Entries with chart source code:
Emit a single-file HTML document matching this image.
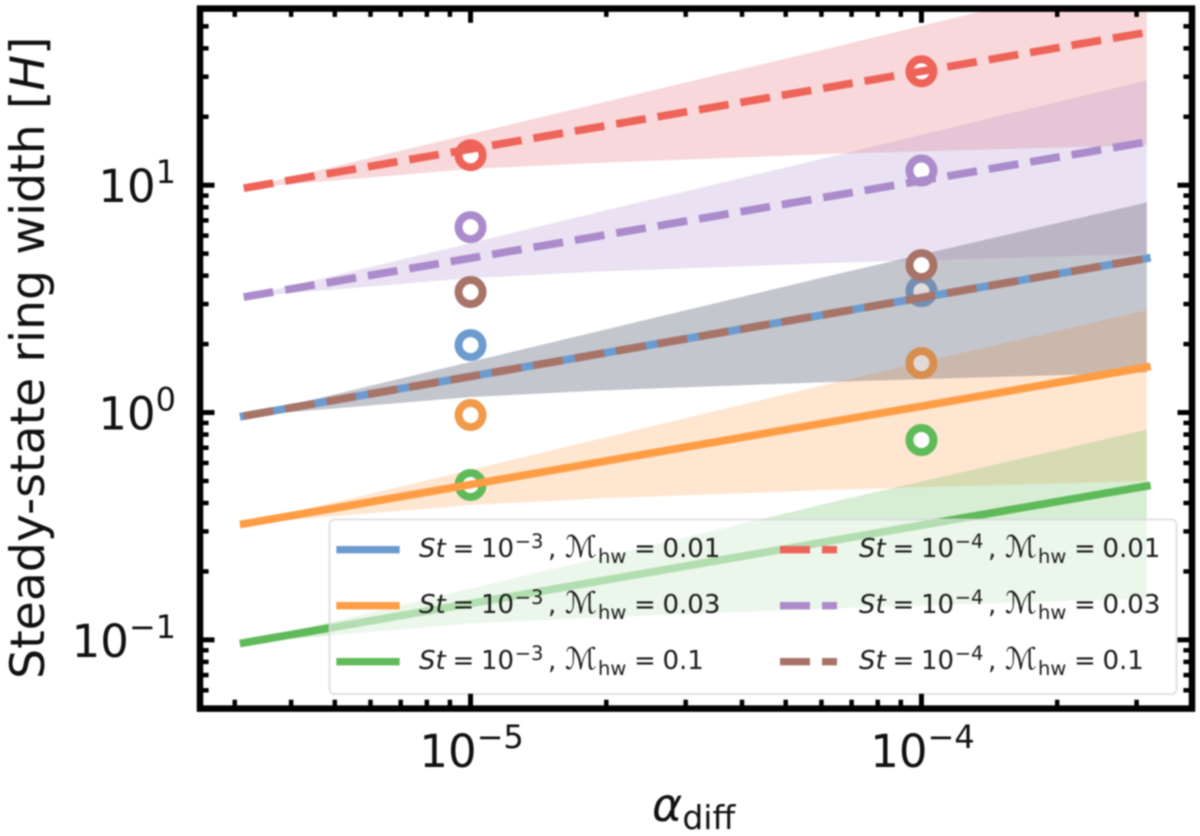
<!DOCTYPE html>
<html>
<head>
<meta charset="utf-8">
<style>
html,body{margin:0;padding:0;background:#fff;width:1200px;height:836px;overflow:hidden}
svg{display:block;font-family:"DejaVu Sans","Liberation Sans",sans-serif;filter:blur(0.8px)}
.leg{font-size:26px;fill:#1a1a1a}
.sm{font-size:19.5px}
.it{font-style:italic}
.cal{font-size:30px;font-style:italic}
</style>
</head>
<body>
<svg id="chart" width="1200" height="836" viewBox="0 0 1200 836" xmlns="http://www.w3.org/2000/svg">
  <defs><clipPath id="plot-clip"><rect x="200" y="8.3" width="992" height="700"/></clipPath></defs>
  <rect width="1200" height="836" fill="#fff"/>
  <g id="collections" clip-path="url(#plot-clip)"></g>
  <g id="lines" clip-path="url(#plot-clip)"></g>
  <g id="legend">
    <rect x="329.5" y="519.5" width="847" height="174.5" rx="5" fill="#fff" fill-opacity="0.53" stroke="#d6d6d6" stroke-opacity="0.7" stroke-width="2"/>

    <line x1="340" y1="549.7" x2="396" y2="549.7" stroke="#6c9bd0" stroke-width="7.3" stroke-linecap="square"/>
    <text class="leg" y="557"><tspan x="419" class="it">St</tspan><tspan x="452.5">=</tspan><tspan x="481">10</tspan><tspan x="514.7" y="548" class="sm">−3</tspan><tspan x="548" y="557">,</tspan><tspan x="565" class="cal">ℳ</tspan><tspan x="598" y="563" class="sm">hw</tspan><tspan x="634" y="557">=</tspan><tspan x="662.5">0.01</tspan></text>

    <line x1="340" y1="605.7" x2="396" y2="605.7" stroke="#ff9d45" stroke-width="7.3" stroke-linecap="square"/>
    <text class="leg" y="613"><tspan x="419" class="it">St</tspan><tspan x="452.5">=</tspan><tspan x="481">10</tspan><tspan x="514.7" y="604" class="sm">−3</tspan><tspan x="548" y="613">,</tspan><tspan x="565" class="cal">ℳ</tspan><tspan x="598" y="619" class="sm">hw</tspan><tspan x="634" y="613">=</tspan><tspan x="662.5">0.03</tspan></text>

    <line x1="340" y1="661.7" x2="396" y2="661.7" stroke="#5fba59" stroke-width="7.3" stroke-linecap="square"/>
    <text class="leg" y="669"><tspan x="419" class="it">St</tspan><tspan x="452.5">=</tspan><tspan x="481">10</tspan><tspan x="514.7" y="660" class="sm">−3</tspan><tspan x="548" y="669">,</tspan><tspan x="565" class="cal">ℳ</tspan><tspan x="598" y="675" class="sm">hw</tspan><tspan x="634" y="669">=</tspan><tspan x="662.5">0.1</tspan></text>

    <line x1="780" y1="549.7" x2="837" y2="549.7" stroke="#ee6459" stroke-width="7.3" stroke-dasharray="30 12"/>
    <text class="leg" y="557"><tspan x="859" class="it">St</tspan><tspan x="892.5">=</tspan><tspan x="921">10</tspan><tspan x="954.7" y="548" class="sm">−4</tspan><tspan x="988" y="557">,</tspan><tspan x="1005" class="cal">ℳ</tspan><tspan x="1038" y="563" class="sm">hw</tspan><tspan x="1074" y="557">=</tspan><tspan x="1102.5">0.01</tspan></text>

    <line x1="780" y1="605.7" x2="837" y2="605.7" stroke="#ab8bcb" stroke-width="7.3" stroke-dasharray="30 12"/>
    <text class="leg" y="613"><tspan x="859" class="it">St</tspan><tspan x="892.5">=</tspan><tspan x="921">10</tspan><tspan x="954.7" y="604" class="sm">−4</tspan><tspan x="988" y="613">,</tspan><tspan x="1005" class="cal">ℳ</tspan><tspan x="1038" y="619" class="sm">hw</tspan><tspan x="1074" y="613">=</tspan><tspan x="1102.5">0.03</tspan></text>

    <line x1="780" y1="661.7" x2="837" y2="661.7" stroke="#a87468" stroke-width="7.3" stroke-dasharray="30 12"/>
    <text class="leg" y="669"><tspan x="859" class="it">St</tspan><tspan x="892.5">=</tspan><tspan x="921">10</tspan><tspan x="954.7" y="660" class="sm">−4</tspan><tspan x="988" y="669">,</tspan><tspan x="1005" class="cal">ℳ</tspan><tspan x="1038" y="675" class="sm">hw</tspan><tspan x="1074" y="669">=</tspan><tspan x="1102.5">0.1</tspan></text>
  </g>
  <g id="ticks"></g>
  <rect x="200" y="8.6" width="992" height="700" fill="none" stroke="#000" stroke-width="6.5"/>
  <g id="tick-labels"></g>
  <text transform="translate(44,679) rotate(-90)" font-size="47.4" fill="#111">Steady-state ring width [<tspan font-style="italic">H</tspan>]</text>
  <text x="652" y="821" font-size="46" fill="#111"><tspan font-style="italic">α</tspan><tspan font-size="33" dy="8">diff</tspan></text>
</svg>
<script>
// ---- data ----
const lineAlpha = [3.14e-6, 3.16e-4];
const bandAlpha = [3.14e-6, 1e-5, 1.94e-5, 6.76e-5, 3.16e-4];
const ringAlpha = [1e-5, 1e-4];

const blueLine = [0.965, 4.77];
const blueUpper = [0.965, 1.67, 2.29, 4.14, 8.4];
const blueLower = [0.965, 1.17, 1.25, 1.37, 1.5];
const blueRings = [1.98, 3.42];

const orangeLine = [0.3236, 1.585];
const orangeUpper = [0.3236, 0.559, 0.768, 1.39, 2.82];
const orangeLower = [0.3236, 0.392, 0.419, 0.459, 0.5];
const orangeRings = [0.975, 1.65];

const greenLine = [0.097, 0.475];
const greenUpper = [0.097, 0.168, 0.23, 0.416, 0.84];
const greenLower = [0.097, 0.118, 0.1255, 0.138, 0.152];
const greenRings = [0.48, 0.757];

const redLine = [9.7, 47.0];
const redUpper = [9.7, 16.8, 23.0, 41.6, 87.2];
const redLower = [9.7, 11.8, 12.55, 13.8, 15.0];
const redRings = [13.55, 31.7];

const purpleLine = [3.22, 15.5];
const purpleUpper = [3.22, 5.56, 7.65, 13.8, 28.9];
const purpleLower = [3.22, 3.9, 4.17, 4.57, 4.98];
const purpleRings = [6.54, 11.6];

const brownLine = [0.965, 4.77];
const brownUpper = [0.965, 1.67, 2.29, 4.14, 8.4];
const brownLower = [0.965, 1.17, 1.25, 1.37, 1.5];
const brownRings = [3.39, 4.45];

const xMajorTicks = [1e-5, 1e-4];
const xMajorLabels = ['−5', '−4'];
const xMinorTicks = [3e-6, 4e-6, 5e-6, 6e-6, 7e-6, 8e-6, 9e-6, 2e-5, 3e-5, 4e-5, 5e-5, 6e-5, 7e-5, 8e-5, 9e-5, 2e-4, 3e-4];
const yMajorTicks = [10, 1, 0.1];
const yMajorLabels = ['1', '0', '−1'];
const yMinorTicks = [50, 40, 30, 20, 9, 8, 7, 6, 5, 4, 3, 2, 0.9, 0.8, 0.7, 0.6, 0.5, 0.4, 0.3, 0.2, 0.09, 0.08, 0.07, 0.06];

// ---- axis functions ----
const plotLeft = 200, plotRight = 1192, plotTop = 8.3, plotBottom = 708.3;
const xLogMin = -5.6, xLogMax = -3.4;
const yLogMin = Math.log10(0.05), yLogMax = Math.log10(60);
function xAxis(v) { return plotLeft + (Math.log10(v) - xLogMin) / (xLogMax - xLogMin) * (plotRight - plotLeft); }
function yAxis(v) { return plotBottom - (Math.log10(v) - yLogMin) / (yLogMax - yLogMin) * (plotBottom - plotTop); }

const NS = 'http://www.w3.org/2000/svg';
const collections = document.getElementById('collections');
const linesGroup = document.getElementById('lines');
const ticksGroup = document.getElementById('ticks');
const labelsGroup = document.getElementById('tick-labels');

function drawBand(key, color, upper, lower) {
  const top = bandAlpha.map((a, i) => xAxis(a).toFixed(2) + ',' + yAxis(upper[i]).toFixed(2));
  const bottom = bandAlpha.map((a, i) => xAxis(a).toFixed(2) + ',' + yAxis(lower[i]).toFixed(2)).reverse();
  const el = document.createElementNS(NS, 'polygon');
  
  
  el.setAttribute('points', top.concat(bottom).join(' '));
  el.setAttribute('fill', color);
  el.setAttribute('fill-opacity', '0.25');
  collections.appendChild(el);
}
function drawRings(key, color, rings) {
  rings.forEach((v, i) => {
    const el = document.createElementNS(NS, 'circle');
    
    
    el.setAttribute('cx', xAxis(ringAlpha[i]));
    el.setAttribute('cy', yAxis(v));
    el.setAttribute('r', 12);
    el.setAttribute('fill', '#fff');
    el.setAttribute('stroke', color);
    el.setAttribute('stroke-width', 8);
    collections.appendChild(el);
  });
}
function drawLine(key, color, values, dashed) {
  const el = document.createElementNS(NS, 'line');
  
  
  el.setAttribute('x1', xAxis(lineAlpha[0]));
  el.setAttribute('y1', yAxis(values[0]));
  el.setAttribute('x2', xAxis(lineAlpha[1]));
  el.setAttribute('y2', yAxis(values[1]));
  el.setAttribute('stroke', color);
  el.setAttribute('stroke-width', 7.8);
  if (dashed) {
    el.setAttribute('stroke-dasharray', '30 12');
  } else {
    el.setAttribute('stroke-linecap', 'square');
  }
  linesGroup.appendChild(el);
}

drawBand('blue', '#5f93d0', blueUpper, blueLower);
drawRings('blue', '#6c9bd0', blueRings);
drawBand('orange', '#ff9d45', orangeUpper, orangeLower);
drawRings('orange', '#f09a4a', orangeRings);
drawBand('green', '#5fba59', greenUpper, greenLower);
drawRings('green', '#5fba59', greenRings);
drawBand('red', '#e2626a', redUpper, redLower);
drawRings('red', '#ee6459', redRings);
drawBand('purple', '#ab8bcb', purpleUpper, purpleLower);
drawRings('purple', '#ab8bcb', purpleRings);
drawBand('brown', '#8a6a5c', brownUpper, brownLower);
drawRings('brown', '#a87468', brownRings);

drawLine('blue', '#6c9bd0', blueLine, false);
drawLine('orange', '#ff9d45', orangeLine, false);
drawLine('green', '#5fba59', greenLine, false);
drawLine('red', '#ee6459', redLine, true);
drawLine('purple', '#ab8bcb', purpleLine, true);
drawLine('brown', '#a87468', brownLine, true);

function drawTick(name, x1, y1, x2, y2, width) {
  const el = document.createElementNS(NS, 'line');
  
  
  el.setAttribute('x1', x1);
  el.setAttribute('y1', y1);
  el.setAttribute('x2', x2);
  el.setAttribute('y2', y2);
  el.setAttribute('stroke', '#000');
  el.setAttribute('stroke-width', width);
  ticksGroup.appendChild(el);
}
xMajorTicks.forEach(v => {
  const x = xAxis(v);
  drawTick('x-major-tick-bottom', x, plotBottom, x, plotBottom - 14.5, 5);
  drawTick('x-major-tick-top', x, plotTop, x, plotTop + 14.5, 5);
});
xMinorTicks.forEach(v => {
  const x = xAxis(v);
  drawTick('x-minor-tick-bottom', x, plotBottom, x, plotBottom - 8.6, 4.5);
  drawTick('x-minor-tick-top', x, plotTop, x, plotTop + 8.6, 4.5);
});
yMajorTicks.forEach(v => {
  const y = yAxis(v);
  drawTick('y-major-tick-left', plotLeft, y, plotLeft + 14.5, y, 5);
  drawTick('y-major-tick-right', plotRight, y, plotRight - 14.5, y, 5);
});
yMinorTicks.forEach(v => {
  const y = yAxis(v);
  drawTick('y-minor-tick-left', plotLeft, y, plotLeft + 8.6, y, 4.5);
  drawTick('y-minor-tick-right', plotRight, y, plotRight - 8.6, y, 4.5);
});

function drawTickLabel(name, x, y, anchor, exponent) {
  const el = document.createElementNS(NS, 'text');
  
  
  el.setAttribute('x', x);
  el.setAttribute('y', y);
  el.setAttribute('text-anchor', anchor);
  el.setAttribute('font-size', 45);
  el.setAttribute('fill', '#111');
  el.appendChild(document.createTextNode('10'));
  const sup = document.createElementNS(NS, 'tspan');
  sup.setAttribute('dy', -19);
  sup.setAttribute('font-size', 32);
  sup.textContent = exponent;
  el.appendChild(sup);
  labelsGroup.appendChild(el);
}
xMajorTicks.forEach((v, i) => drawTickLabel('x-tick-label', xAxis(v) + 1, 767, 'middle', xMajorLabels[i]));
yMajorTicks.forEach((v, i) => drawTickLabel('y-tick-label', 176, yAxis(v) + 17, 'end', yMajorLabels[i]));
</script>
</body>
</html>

--

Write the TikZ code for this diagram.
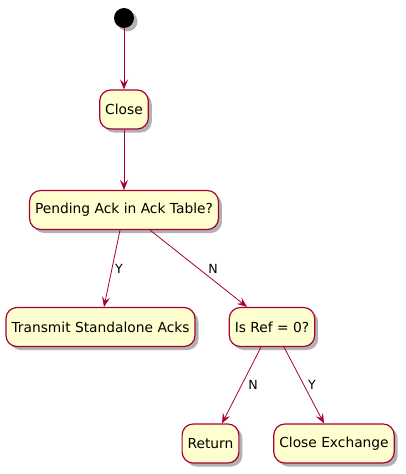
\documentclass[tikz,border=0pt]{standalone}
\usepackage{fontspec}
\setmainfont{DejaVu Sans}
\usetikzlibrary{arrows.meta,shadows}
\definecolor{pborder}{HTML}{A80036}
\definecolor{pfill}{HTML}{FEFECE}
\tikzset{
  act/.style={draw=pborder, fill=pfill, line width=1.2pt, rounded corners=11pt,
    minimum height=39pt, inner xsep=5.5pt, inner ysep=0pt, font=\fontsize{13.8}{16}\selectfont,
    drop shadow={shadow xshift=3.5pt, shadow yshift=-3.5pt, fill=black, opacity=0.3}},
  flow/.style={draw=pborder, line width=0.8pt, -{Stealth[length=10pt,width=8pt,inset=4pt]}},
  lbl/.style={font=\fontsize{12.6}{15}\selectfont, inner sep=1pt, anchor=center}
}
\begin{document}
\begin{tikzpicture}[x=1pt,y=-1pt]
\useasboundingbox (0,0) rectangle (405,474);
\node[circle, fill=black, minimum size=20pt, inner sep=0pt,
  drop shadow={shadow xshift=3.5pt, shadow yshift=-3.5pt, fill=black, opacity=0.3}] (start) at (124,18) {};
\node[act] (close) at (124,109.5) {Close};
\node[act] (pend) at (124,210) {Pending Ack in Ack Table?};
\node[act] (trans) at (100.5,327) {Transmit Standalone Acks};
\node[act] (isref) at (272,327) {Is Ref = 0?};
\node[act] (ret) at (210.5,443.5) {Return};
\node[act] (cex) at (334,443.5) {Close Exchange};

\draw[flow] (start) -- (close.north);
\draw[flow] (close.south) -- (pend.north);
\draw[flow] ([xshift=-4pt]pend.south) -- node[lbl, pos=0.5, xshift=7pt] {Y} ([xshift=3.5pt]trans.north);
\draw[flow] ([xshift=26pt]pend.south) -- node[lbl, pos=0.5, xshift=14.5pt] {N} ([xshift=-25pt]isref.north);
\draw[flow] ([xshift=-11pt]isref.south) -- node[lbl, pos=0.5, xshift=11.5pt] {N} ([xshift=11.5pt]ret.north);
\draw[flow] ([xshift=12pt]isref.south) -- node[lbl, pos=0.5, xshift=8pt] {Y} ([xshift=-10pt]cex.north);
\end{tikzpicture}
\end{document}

What is needed: The answer must consist solely of the number of lines in the entries that contain the word "this".

Expected answer: 2